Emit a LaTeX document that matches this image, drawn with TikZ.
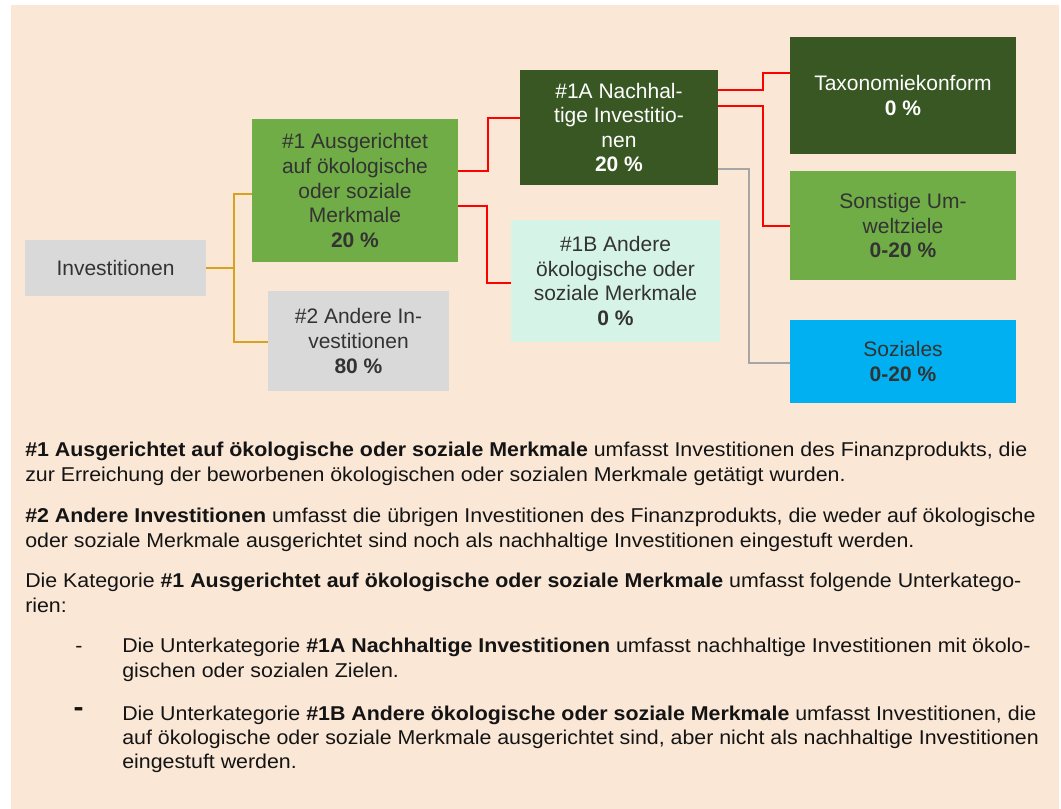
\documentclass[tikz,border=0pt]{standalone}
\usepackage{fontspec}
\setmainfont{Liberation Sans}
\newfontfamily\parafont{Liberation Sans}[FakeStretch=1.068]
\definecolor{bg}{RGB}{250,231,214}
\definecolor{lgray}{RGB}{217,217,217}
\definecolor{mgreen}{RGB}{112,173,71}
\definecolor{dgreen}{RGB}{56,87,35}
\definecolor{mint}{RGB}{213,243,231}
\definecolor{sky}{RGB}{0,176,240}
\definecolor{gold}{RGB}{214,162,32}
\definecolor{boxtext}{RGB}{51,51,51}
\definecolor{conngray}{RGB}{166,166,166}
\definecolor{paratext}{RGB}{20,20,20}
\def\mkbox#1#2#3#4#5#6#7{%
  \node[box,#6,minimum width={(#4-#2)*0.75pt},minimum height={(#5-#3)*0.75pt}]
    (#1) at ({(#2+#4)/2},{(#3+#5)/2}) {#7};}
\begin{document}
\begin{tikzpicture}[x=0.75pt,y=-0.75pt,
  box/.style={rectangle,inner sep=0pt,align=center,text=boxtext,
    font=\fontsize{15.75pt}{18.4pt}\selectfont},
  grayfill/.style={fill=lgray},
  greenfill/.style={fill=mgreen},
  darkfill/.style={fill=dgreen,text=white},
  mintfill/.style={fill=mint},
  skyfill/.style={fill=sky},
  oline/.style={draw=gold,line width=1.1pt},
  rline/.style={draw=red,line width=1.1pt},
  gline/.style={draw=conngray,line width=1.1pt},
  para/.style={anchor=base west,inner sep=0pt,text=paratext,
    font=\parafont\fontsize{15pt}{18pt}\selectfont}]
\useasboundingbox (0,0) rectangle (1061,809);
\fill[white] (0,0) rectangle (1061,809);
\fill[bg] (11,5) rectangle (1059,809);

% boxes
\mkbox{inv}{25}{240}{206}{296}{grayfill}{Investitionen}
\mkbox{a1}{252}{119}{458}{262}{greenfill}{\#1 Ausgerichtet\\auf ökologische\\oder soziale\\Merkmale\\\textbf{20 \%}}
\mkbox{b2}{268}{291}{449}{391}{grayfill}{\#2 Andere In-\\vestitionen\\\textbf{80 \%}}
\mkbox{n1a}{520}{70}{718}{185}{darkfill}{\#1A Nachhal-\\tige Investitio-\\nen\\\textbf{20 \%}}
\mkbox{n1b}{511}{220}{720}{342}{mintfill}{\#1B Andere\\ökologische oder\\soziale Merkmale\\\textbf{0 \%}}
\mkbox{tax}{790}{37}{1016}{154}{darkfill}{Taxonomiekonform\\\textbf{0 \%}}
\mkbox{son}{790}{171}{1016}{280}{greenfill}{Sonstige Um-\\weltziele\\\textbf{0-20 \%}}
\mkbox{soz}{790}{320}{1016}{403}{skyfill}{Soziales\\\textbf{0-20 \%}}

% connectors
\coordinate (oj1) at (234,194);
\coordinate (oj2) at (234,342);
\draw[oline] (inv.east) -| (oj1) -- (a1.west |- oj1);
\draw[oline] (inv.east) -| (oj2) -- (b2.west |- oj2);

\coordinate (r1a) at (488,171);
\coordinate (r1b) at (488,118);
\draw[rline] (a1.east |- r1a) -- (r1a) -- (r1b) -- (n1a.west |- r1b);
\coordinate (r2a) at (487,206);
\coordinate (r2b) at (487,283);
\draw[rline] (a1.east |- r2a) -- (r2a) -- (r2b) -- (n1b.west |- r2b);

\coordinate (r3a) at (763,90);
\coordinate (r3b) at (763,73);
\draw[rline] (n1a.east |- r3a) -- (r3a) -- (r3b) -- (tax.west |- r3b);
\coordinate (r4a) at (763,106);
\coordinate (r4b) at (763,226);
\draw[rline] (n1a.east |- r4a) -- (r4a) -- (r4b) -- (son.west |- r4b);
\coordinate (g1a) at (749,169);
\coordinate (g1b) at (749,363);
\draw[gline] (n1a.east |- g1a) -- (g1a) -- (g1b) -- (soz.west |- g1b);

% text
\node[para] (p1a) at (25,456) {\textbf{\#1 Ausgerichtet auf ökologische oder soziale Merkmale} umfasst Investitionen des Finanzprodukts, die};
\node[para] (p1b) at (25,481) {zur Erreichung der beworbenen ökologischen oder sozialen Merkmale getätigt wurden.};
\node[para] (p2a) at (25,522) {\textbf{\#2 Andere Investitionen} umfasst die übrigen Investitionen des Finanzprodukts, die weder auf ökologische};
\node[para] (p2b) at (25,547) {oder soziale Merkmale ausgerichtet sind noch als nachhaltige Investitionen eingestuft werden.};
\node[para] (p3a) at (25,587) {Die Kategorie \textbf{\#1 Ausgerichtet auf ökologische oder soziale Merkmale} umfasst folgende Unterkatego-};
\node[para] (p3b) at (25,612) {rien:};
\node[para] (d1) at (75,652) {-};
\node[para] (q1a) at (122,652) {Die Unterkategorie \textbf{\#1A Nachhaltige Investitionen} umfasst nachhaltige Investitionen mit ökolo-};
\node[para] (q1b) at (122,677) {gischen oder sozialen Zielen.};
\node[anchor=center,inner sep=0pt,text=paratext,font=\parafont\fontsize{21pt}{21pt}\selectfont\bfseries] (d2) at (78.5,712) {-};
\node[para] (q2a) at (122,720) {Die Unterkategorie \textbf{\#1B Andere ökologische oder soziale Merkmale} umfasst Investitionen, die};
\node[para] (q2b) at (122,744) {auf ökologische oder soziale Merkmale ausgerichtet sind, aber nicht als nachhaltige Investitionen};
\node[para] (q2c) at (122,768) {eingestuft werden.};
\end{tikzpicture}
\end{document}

- Request
Reproduce each line word for word and drop the pictures.

- Result of the task
Emit a LaTeX document that matches this image, drawn with TikZ.
\documentclass[tikz,border=0pt]{standalone}
\usepackage{fontspec}
\setmainfont{Liberation Sans}
\newfontfamily\parafont{Liberation Sans}[FakeStretch=1.068]
\definecolor{bg}{RGB}{250,231,214}
\definecolor{lgray}{RGB}{217,217,217}
\definecolor{mgreen}{RGB}{112,173,71}
\definecolor{dgreen}{RGB}{56,87,35}
\definecolor{mint}{RGB}{213,243,231}
\definecolor{sky}{RGB}{0,176,240}
\definecolor{gold}{RGB}{214,162,32}
\definecolor{boxtext}{RGB}{51,51,51}
\definecolor{conngray}{RGB}{166,166,166}
\definecolor{paratext}{RGB}{20,20,20}
\def\mkbox#1#2#3#4#5#6#7{%
  \node[box,#6,minimum width={(#4-#2)*0.75pt},minimum height={(#5-#3)*0.75pt}]
    (#1) at ({(#2+#4)/2},{(#3+#5)/2}) {#7};}
\begin{document}
\begin{tikzpicture}[x=0.75pt,y=-0.75pt,
  box/.style={rectangle,inner sep=0pt,align=center,text=boxtext,
    font=\fontsize{15.75pt}{18.4pt}\selectfont},
  grayfill/.style={fill=lgray},
  greenfill/.style={fill=mgreen},
  darkfill/.style={fill=dgreen,text=white},
  mintfill/.style={fill=mint},
  skyfill/.style={fill=sky},
  oline/.style={draw=gold,line width=1.1pt},
  rline/.style={draw=red,line width=1.1pt},
  gline/.style={draw=conngray,line width=1.1pt},
  para/.style={anchor=base west,inner sep=0pt,text=paratext,
    font=\parafont\fontsize{15pt}{18pt}\selectfont}]
\useasboundingbox (0,0) rectangle (1061,809);
\fill[white] (0,0) rectangle (1061,809);
\fill[bg] (11,5) rectangle (1059,809);

% boxes
\mkbox{inv}{25}{240}{206}{296}{grayfill}{Investitionen}
\mkbox{a1}{252}{119}{458}{262}{greenfill}{\#1 Ausgerichtet\\auf ökologische\\oder soziale\\Merkmale\\\textbf{20 \%}}
\mkbox{b2}{268}{291}{449}{391}{grayfill}{\#2 Andere In-\\vestitionen\\\textbf{80 \%}}
\mkbox{n1a}{520}{70}{718}{185}{darkfill}{\#1A Nachhal-\\tige Investitio-\\nen\\\textbf{20 \%}}
\mkbox{n1b}{511}{220}{720}{342}{mintfill}{\#1B Andere\\ökologische oder\\soziale Merkmale\\\textbf{0 \%}}
\mkbox{tax}{790}{37}{1016}{154}{darkfill}{Taxonomiekonform\\\textbf{0 \%}}
\mkbox{son}{790}{171}{1016}{280}{greenfill}{Sonstige Um-\\weltziele\\\textbf{0-20 \%}}
\mkbox{soz}{790}{320}{1016}{403}{skyfill}{Soziales\\\textbf{0-20 \%}}

% connectors
\coordinate (oj1) at (234,194);
\coordinate (oj2) at (234,342);
\draw[oline] (inv.east) -| (oj1) -- (a1.west |- oj1);
\draw[oline] (inv.east) -| (oj2) -- (b2.west |- oj2);

\coordinate (r1a) at (488,171);
\coordinate (r1b) at (488,118);
\draw[rline] (a1.east |- r1a) -- (r1a) -- (r1b) -- (n1a.west |- r1b);
\coordinate (r2a) at (487,206);
\coordinate (r2b) at (487,283);
\draw[rline] (a1.east |- r2a) -- (r2a) -- (r2b) -- (n1b.west |- r2b);

\coordinate (r3a) at (763,90);
\coordinate (r3b) at (763,73);
\draw[rline] (n1a.east |- r3a) -- (r3a) -- (r3b) -- (tax.west |- r3b);
\coordinate (r4a) at (763,106);
\coordinate (r4b) at (763,226);
\draw[rline] (n1a.east |- r4a) -- (r4a) -- (r4b) -- (son.west |- r4b);
\coordinate (g1a) at (749,169);
\coordinate (g1b) at (749,363);
\draw[gline] (n1a.east |- g1a) -- (g1a) -- (g1b) -- (soz.west |- g1b);

% text
\node[para] (p1a) at (25,456) {\textbf{\#1 Ausgerichtet auf ökologische oder soziale Merkmale} umfasst Investitionen des Finanzprodukts, die};
\node[para] (p1b) at (25,481) {zur Erreichung der beworbenen ökologischen oder sozialen Merkmale getätigt wurden.};
\node[para] (p2a) at (25,522) {\textbf{\#2 Andere Investitionen} umfasst die übrigen Investitionen des Finanzprodukts, die weder auf ökologische};
\node[para] (p2b) at (25,547) {oder soziale Merkmale ausgerichtet sind noch als nachhaltige Investitionen eingestuft werden.};
\node[para] (p3a) at (25,587) {Die Kategorie \textbf{\#1 Ausgerichtet auf ökologische oder soziale Merkmale} umfasst folgende Unterkatego-};
\node[para] (p3b) at (25,612) {rien:};
\node[para] (d1) at (75,652) {-};
\node[para] (q1a) at (122,652) {Die Unterkategorie \textbf{\#1A Nachhaltige Investitionen} umfasst nachhaltige Investitionen mit ökolo-};
\node[para] (q1b) at (122,677) {gischen oder sozialen Zielen.};
\node[anchor=center,inner sep=0pt,text=paratext,font=\parafont\fontsize{21pt}{21pt}\selectfont\bfseries] (d2) at (78.5,712) {-};
\node[para] (q2a) at (122,720) {Die Unterkategorie \textbf{\#1B Andere ökologische oder soziale Merkmale} umfasst Investitionen, die};
\node[para] (q2b) at (122,744) {auf ökologische oder soziale Merkmale ausgerichtet sind, aber nicht als nachhaltige Investitionen};
\node[para] (q2c) at (122,768) {eingestuft werden.};
\end{tikzpicture}
\end{document}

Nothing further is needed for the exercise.